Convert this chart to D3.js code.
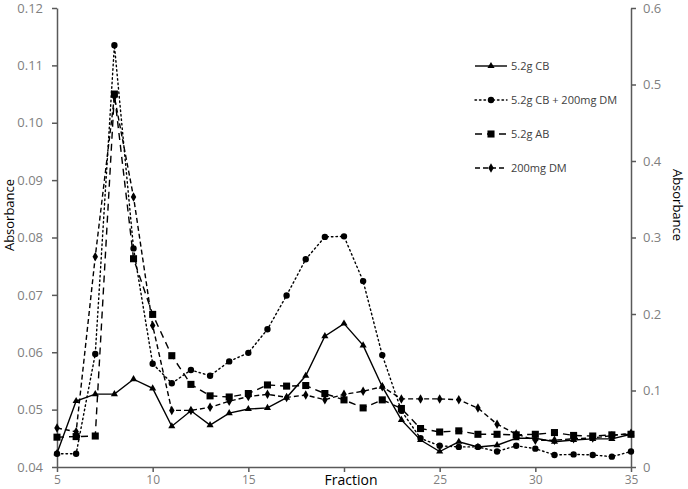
<!DOCTYPE html>
<html>
<head>
<meta charset="utf-8">
<script src="https://cdn.jsdelivr.net/npm/d3@7"></script>
<style>
  body { margin: 0; background: #fff; }
  text { font-family: "Open Sans", "Noto Sans", sans-serif; }
</style>
</head>
<body>
<svg id="chart" width="688" height="489"></svg>
<script>
// fractions collected
const fractions = d3.range(5, 36)

// left axis (absorbance)
const cb = [0.0424, 0.0515, 0.0527, 0.0527, 0.0553, 0.0537, 0.0471, 0.0498, 0.0473, 0.0494,
            0.0501, 0.0503, 0.0521, 0.0559, 0.0628, 0.0650, 0.0612, 0.0540, 0.0482, 0.0447,
            0.0427, 0.0444, 0.0435, 0.0438, 0.0450, 0.0450, 0.0444, 0.0447, 0.0449, 0.0449, 0.0457]
const cbDm = [0.0423, 0.0423, 0.0597, 0.1135, 0.0781, 0.0580, 0.0546, 0.0569, 0.0559, 0.0584,
              0.0599, 0.0640, 0.0699, 0.0762, 0.0801, 0.0802, 0.0724, 0.0595, 0.0498, 0.0450,
              0.0437, 0.0435, 0.0435, 0.0427, 0.0437, 0.0432, 0.0421, 0.0422, 0.0421, 0.0418, 0.0427]
const ab = [0.0452, 0.0453, 0.0454, 0.1050, 0.0763, 0.0666, 0.0594, 0.0544, 0.0524, 0.0522,
            0.0528, 0.0543, 0.0541, 0.0542, 0.0528, 0.0517, 0.0503, 0.0517, 0.0502, 0.0467,
            0.0461, 0.0463, 0.0457, 0.0457, 0.0456, 0.0457, 0.0460, 0.0455, 0.0454, 0.0456, 0.0457]
// right axis (secondary absorbance)
const dm = [0.051, 0.046, 0.275, 0.484, 0.353, 0.185, 0.074, 0.074, 0.078, 0.086,
            0.092, 0.095, 0.091, 0.094, 0.088, 0.095, 0.099, 0.105, 0.089, 0.089,
            0.089, 0.088, 0.077, 0.056, 0.043, 0.035, 0.035, 0.037, 0.038, 0.041, 0.044]

const xTicks = [5, 10, 15, 20, 25, 30, 35]
const leftTicks = [0.04, 0.05, 0.06, 0.07, 0.08, 0.09, 0.10, 0.11, 0.12]
const rightTicks = [0, 0.1, 0.2, 0.3, 0.4, 0.5, 0.6]

const svg = d3.select("#chart")
const margin = {top: 8, right: 57, bottom: 22, left: 57}
const W = 688, H = 489

const x = d3.scaleLinear().domain([5, 35]).range([margin.left, W - margin.right])
const yL = d3.scaleLinear().domain([0.04, 0.12]).range([H - margin.bottom, margin.top])
const yR = d3.scaleLinear().domain([0, 0.6]).range([H - margin.bottom, margin.top])

const axisColor = "#595959"
const labelColor = "#7f7f7f"

// axes
svg.append("g")
   .attr("transform", "translate(" + margin.left + ",0)")
   .call(d3.axisLeft(yL).tickValues(leftTicks).tickFormat(d3.format(".2f")).tickSize(5).tickSizeOuter(0))
   .call(g => g.selectAll("text").attr("fill", labelColor).style("font-size", "13px").attr("dx", "-6"))

svg.append("g")
   .attr("transform", "translate(" + (W - margin.right) + ",0)")
   .call(d3.axisRight(yR).tickValues(rightTicks).tickFormat(d => d === 0 ? "0" : d3.format(".1f")(d)).tickSize(5).tickSizeOuter(0))
   .call(g => g.selectAll("text").attr("fill", labelColor).style("font-size", "13px").attr("dx", "4"))

// the axis title sits on top of the "20" label, as in the original
svg.append("g")
   .attr("transform", "translate(0," + (H - margin.bottom) + ")")
   .call(d3.axisBottom(x).tickValues(xTicks).tickFormat(d => d === 20 ? "" : d).tickSize(5).tickSizeOuter(0))
   .call(g => g.selectAll("text").attr("fill", labelColor).style("font-size", "12px").attr("dy", "0.72em"))

svg.selectAll(".domain, .tick line")
   .attr("stroke", axisColor)
   .attr("stroke-width", 1.5)

// axis titles
svg.append("text")
   .attr("x", 351).attr("y", 485)
   .attr("text-anchor", "middle")
   .style("font-size", "14px")
   .attr("fill", "#000")
   .text("Fraction")

svg.append("text")
   .attr("transform", "translate(14,215) rotate(-90)")
   .attr("text-anchor", "middle")
   .style("font-size", "13px")
   .text("Absorbance")

svg.append("text")
   .attr("transform", "translate(673,205) rotate(90)")
   .attr("text-anchor", "middle")
   .style("font-size", "13px")
   .text("Absorbance")

// series
const series = [
    {name: "5.2g CB", values: cb, y: yL, dash: null, marker: "triangle"},
    {name: "5.2g CB + 200mg DM", values: cbDm, y: yL, dash: "1.5,3", marker: "circle"},
    {name: "5.2g AB", values: ab, y: yL, dash: "7,5", marker: "square"},
    {name: "200mg DM", values: dm, y: yR, dash: "5,3", marker: "diamond"},
]

const symbols = {
    triangle: d3.symbol().type(d3.symbolTriangle).size(22),
    circle: d3.symbol().type(d3.symbolCircle).size(32),
    square: d3.symbol().type(d3.symbolSquare).size(50),
    diamond: d3.symbol().type(d3.symbolDiamond).size(26),
}

const plot = svg.append("g")

series.forEach(s => {
    const line = d3.line()
        .x((d, i) => x(fractions[i]))
        .y(d => s.y(d))

    plot.append("path")
        .datum(s.values)
        .attr("d", line)
        .attr("fill", "none")
        .attr("stroke", "#000")
        .attr("stroke-width", 1.4)
        .attr("stroke-linecap", s.marker === "circle" ? "round" : "butt")
        .attr("stroke-dasharray", s.dash)

    plot.selectAll(null)
        .data(s.values)
        .enter()
        .append("path")
        .attr("transform", (d, i) => "translate(" + x(fractions[i]) + "," + s.y(d) + ")")
        .attr("d", symbols[s.marker])
        .attr("fill", "#000")
})

// legend
const legend = svg.append("g")
  .selectAll("g")
  .data(series)
  .enter()
  .append("g")
  .attr("transform", (s, i) => "translate(475," + (66 + i * 34) + ")")

legend.append("line")
      .attr("x1", 0).attr("x2", 32)
      .attr("stroke", "#000")
      .attr("stroke-width", 1.4)
      .attr("stroke-linecap", s => s.marker === "circle" ? "round" : "butt")
      .attr("stroke-dasharray", s => s.dash)

legend.append("path")
      .attr("transform", "translate(16,0)")
      .attr("d", s => symbols[s.marker]())
      .attr("fill", "#000")

legend.append("text")
      .attr("x", 36)
      .attr("dy", "0.35em")
      .style("font-size", "11px")
      .attr("fill", "#404040")
      .text(s => s.name)
</script>
</body>
</html>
────
▸ Challenge
Return, unchanged, the lines from the first line of the material through the line that holds "const fractions = d3.range(5, 36)", inclusive, omitting pictures.

▸ Written reply
Convert this chart to D3.js code.
<!DOCTYPE html>
<html>
<head>
<meta charset="utf-8">
<script src="https://cdn.jsdelivr.net/npm/d3@7"></script>
<style>
  body { margin: 0; background: #fff; }
  text { font-family: "Open Sans", "Noto Sans", sans-serif; }
</style>
</head>
<body>
<svg id="chart" width="688" height="489"></svg>
<script>
// fractions collected
const fractions = d3.range(5, 36)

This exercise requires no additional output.